Men convicted in Ahmaud Arbery killing set to be sentenced Friday

Additional law enforcement will be on hand at Glynn County Courthouse

The three men convicted in the 2020 killing of Ahmaud Arbery are set to be sentenced Friday.

BRUNSWICK, Ga. – The three men convicted in the 2020 killing of Ahmaud Arbery are set to be sentenced Friday.

Additional law enforcement will be on hand at the Glynn County Courthouse for this next phase of the highly publicized case.

A nine-count indictment charged Travis and Greg McMichael and Willam “Roddie” Bryan each with one count of malice murder, four counts of felony murder, two counts of aggravated assault, one count of false imprisonment and one count of criminal attempt to commit false imprisonment.

COMPLETE COVERAGE: Ahmaud Arbery case | Ahmaud Arbery’s family awaits sentencing of 3 men convicted in slaying

Travis McMichael, 35, was convicted of all nine charges. His 66-year-old father, Greg McMichael, was convicted of all charges except malice murder. Bryan, their 52-year-old neighbor, was convicted of three counts of felony murder and one count of aggravated assault, as well as false imprisonment and criminal attempt to commit false imprisonment.

Malice and felony murder convictions both carry a minimum penalty of life in prison. The judge decides whether that comes with or without the possibility of parole. Even if a chance of parole is granted, a person convicted of murder must serve 30 years before becoming eligible. Multiple murder convictions are merged for the purposes of sentencing.

Murder can also be punishable by death in Georgia if the killing meets certain criteria. Prosecutors chose not to seek the death penalty in the case of Arbery’s slaying.

Each count of aggravated assault carries a prison term of at least one year but not more than 20 years. False imprisonment is punishable by a sentence of one to 10 years in prison.

Page Pate, a Georgia attorney not affiliated with the case, says the real question will be whether the men get life in prison with or without the possibility of parole.

“People from the community could, if they choose to, come to court to say good things about them like ‘This is an aberration not reflective of who they were most of their lives.’ That’s the type of mitigating evidence I would expect the defense to present,” Pate said.

But Pate said the judge’s decision is usually based on what happened — not mitigating factors.

Security will be enhanced outside the courthouse on Friday. The Georgia State Patrol told News4JAX that there will be additional law enforcement on hand but not as many as for the trial itself because there’s “no intel about any problems” on the horizon.

News4JAX crime and safety expert Ken Jefferson says Georgia authorities learned a lot during the trial about how many officers they’ll need.

“Their intel from what they’ve been doing the whole time shows them that there’s not anything credible that they think will happen,” Jefferson said. “They’re taking precautions, let’s be clear on that. They’re taking the necessary precautions, but they’re not overly cautious with the same regard that they did with the trial.”

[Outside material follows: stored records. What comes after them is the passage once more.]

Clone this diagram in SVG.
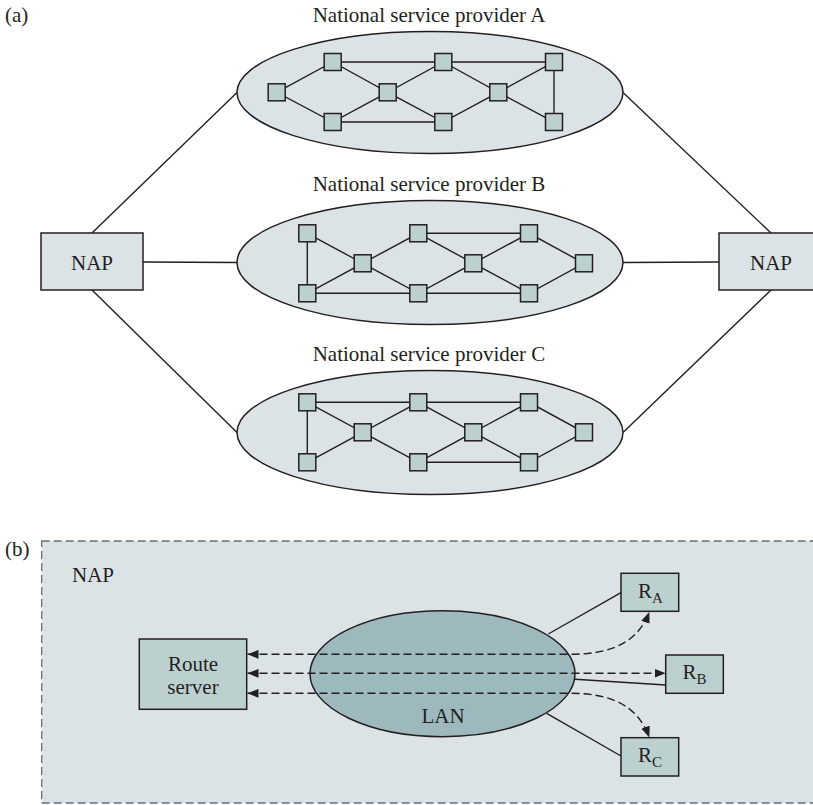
<svg xmlns="http://www.w3.org/2000/svg" width="813" height="805" viewBox="0 0 813 805">
<defs>
<style>
text{font-family:"Liberation Serif","Times New Roman",serif;font-size:21px;fill:#231f20}
.ell{fill:#dce3e6;stroke:#231f20;stroke-width:1.5}
.sq{fill:#bcd1ce;stroke:#231f20;stroke-width:1.5}
.ln{stroke:#231f20;stroke-width:1.4;fill:none}
.box{fill:#dce3e6;stroke:#231f20;stroke-width:1.5}
.rbox{fill:#bcd1cf;stroke:#231f20;stroke-width:1.5}
.dash{stroke:#231f20;stroke-width:1.4;fill:none;stroke-dasharray:8 4;marker-start:url(#ah);marker-end:url(#ah)}
.sub{font-size:15px}
</style>
<marker id="ah" viewBox="0 0 10 8" refX="10" refY="4" markerWidth="11" markerHeight="9" markerUnits="userSpaceOnUse" orient="auto-start-reverse">
<path d="M0,0 L10,4 L0,8 z" fill="#231f20"/>
</marker>
<rect id="s" x="-8.5" y="-8.5" width="17" height="17" class="sq"/>
</defs>
<rect width="813" height="805" fill="#ffffff"/>
<text x="5" y="21.5">(a)</text>

<g id="connectors-a">
<line class="ln" x1="92" y1="233" x2="237" y2="92.5"/>
<line class="ln" x1="143" y1="262" x2="237" y2="262.5"/>
<line class="ln" x1="92" y1="290" x2="237" y2="432.5"/>
<line class="ln" x1="771" y1="233" x2="623" y2="92.5"/>
<line class="ln" x1="719" y1="262" x2="623" y2="262.5"/>
<line class="ln" x1="771" y1="290" x2="623" y2="432.5"/>
</g>

<g id="nap-left">
<rect class="box" x="41" y="233" width="102" height="57"/>
<text x="92" y="270" text-anchor="middle">NAP</text>
</g>
<g id="nap-right">
<rect class="box" x="719" y="233" width="102" height="57"/>
<text x="771" y="270" text-anchor="middle">NAP</text>
</g>

<g id="provider-a">
<text x="429" y="21.5" text-anchor="middle">National service provider A</text>
<ellipse class="ell" cx="430" cy="92.5" rx="193" ry="61"/>
<g class="ln">
<path d="M276.7,92.3 L332.7,62 L387.7,92.3 L443.3,62 L498.3,92.3 L554,62 L554,122 L498.3,92.3 L443.3,122 L387.7,92.3 L332.7,122 Z"/>
<path d="M332.7,62 H554 M332.7,122 H443.3"/>
</g>
<use href="#s" x="276.7" y="92.3"/><use href="#s" x="332.7" y="62"/><use href="#s" x="332.7" y="122"/>
<use href="#s" x="387.7" y="92.3"/><use href="#s" x="443.3" y="62"/><use href="#s" x="443.3" y="122"/>
<use href="#s" x="498.3" y="92.3"/><use href="#s" x="554" y="62"/><use href="#s" x="554" y="122"/>
</g>

<g id="provider-b">
<text x="429" y="191" text-anchor="middle">National service provider B</text>
<ellipse class="ell" cx="430" cy="262.5" rx="193" ry="62"/>
<g class="ln">
<path d="M307.3,233.3 V293.3 H529 L584,263.3 L529,233.3 H418.3 L362.7,263.3 L307.3,233.3"/>
<path d="M307.3,293.3 L362.7,263.3 L418.3,293.3 L473.3,263.3 L529,293.3 M418.3,233.3 L473.3,263.3 L529,233.3"/>
</g>
<use href="#s" x="307.3" y="233.3"/><use href="#s" x="362.7" y="263.3"/><use href="#s" x="307.3" y="293.3"/>
<use href="#s" x="418.3" y="233.3"/><use href="#s" x="473.3" y="263.3"/><use href="#s" x="418.3" y="293.3"/>
<use href="#s" x="529" y="233.3"/><use href="#s" x="584" y="263.3"/><use href="#s" x="529" y="293.3"/>
</g>

<g id="provider-c">
<text x="429" y="360.5" text-anchor="middle">National service provider C</text>
<ellipse class="ell" cx="430" cy="432.5" rx="193" ry="62"/>
<g class="ln">
<path d="M307.3,462.3 V402.3 H529 L584,432.3 L529,462.3 H418.3 L362.7,432.3 L307.3,462.3"/>
<path d="M307.3,402.3 L362.7,432.3 L418.3,402.3 L473.3,432.3 L529,402.3 M418.3,462.3 L473.3,432.3 L529,462.3"/>
</g>
<use href="#s" x="307.3" y="402.3"/><use href="#s" x="362.7" y="432.3"/><use href="#s" x="307.3" y="462.3"/>
<use href="#s" x="418.3" y="402.3"/><use href="#s" x="473.3" y="432.3"/><use href="#s" x="418.3" y="462.3"/>
<use href="#s" x="529" y="402.3"/><use href="#s" x="584" y="432.3"/><use href="#s" x="529" y="462.3"/>
</g>

<text x="5" y="556">(b)</text>
<g id="nap-b">
<rect x="41.7" y="541" width="773" height="262" fill="#dce3e6" stroke="#6d6e70" stroke-width="1.3" stroke-dasharray="8 4"/>
<text x="72" y="581.5">NAP</text>
</g>

<g id="lan">
<ellipse cx="442.5" cy="673.7" rx="132.5" ry="63" fill="#9eb9be" stroke="#231f20" stroke-width="1.5"/>
<text x="443" y="722.5" text-anchor="middle">LAN</text>
</g>

<g id="route-server">
<rect class="rbox" x="139.3" y="639" width="107.4" height="70.3"/>
<text x="193" y="671" text-anchor="middle">Route</text>
<text x="193" y="694" text-anchor="middle">server</text>
</g>

<g id="ra"><rect class="rbox" x="621" y="573.3" width="57.7" height="38"/><text x="638" y="597.5">R<tspan class="sub" dy="5">A</tspan></text></g>
<g id="rb"><rect class="rbox" x="665.7" y="655" width="57.6" height="38.3"/><text x="682.5" y="679">R<tspan class="sub" dy="5">B</tspan></text></g>
<g id="rc"><rect class="rbox" x="621" y="737.7" width="57.7" height="38.3"/><text x="638" y="761.5">R<tspan class="sub" dy="5">C</tspan></text></g>

<g id="connectors-b">
<line class="ln" x1="548.3" y1="634" x2="621" y2="592.7"/>
<line class="ln" x1="575" y1="679.3" x2="665.7" y2="685"/>
<line class="ln" x1="546.7" y1="713.3" x2="621" y2="756"/>
<path class="dash" d="M247.5,654.3 H570 C612,654.3 638,642 649.3,612"/>
<path class="dash" d="M247.5,673.3 H665.5"/>
<path class="dash" d="M247.5,693.3 H570 C612,693.3 638,706 649.3,737.5"/>
</g>
</svg>
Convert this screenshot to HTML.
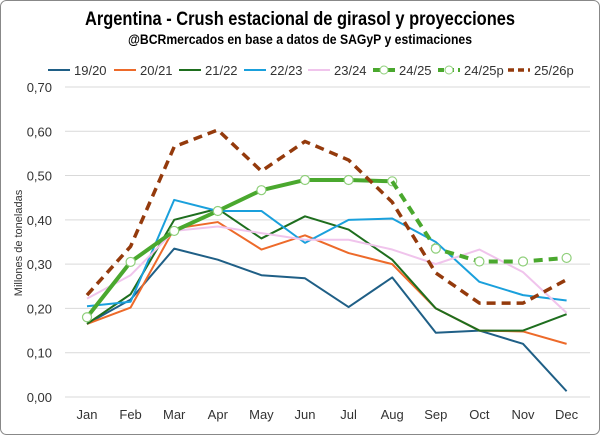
<!DOCTYPE html><html><head><style>body{margin:0;background:#fff}svg{display:block;font-family:"Liberation Sans",sans-serif}</style></head><body>
<svg id="s" width="600" height="435" xmlns="http://www.w3.org/2000/svg">
<rect x="0.5" y="0.5" width="599" height="434" rx="6" fill="#fff" stroke="#888"/>
<text x="85" y="25" textLength="430" lengthAdjust="spacingAndGlyphs" font-size="19" font-weight="bold" fill="#000">Argentina - Crush estacional de girasol y proyecciones</text>
<text x="128" y="44" textLength="344" lengthAdjust="spacingAndGlyphs" font-size="13.5" font-weight="bold" fill="#000">@BCRmercados en base a datos de SAGyP y estimaciones</text>
<text transform="translate(22,243) rotate(-90)" text-anchor="middle" font-size="11" fill="#333">Millones de toneladas</text>
<g id="g"></g>
</svg>
<script>
const g=document.getElementById('g');let h='';
const Y=v=>397-v*442.9, X=i=>87+i*43.6;
for(let k=0;k<=7;k++){const y=Y(k/10);h+=`<line x1="65" x2="590" y1="${y}" y2="${y}" stroke="#d9d9d9"/><text x="52" y="${y+5}" text-anchor="end" font-size="13" fill="#333">${(k/10).toFixed(2).replace('.',',')}</text>`;}
const m=['Jan','Feb','Mar','Apr','May','Jun','Jul','Aug','Sep','Oct','Nov','Dec'];
m.forEach((t,i)=>h+=`<text x="${X(i)}" y="419" text-anchor="middle" font-size="13" fill="#333">${t}</text>`);
const S=[
['#1f5f86',2,'',0,[.165,.22,.335,.31,.275,.268,.203,.27,.145,.15,.12,.013]],
['#ed6a2a',2,'',0,[.165,.202,.38,.395,.333,.365,.325,.30,.2,.15,.148,.12]],
['#1e6e1e',2,'',0,[.165,.232,.40,.425,.358,.408,.378,.31,.20,.15,.15,.187]],
['#1aa0dc',2,'',0,[.205,.215,.445,.42,.42,.348,.40,.403,.35,.26,.23,.218]],
['#f0c4ec',2,'',0,[.222,.275,.375,.385,.37,.355,.355,.333,.30,.333,.282,.19]],
['#4aa82e',4,'',0,[.18,.305,.375,.42,.467,.49,.49,.487]],
['#4aa82e',4,'9,6',7,[.487,.335,.306,.306,.314]],
['#943a0c',3.5,'9,6',0,[.23,.34,.565,.603,.51,.577,.535,.44,.28,.212,.212,.265]]];
const names=['19/20','20/21','21/22','22/23','23/24','24/25','24/25p','25/26p'];
const lx=[48,114,179,244,308,373,438,508];
S.forEach((s,k)=>{const [c,w,d,off,v]=s;const p=v.map((a,i)=>X(i+off)+','+Y(a)).join(' ');
h+=`<polyline points="${p}" fill="none" stroke="${c}" stroke-width="${w}" stroke-dasharray="${d}" stroke-linejoin="round"/>`;
if(k==5||k==6)v.forEach((a,i)=>{if(!(k==6&&i==0))h+=`<circle cx="${X(i+off)}" cy="${Y(a)}" r="4.5" fill="#fff" stroke="#8fcf7a" stroke-width="1.2"/>`;});
const x=lx[k];h+=`<line x1="${x}" x2="${x+22}" y1="70" y2="70" stroke="${c}" stroke-width="${w}" stroke-dasharray="${d?'6,4':''}"/>`;
if(k==5||k==6)h+=`<circle cx="${x+11}" cy="70" r="4" fill="#fff" stroke="#8fcf7a"/>`;
h+=`<text x="${x+26}" y="75" font-size="13" fill="#333">${names[k]}</text>`;});
g.innerHTML=h;
</script>
</body></html>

Meanwhile, federal authorities have charged the three men with hate crimes in Arbery’s death. That case is scheduled to go to trial in February.

On Feb. 23, 2020, the McMichaels armed themselves and pursued Arbery in a pickup truck after seeing him running in their neighborhood just outside the Georgia port city of Brunswick. Bryan hopped in his own truck and recorded video on his cellphone as he joined the pursuit, capturing the moments when Travis McMichael blasted Arbery with a shotgun.

Arbery’s killing became part of a larger national reckoning on racial injustice after the graphic video of his death leaked online two months later and the Georgia Bureau of Investigation took over the case, quickly arresting the three men.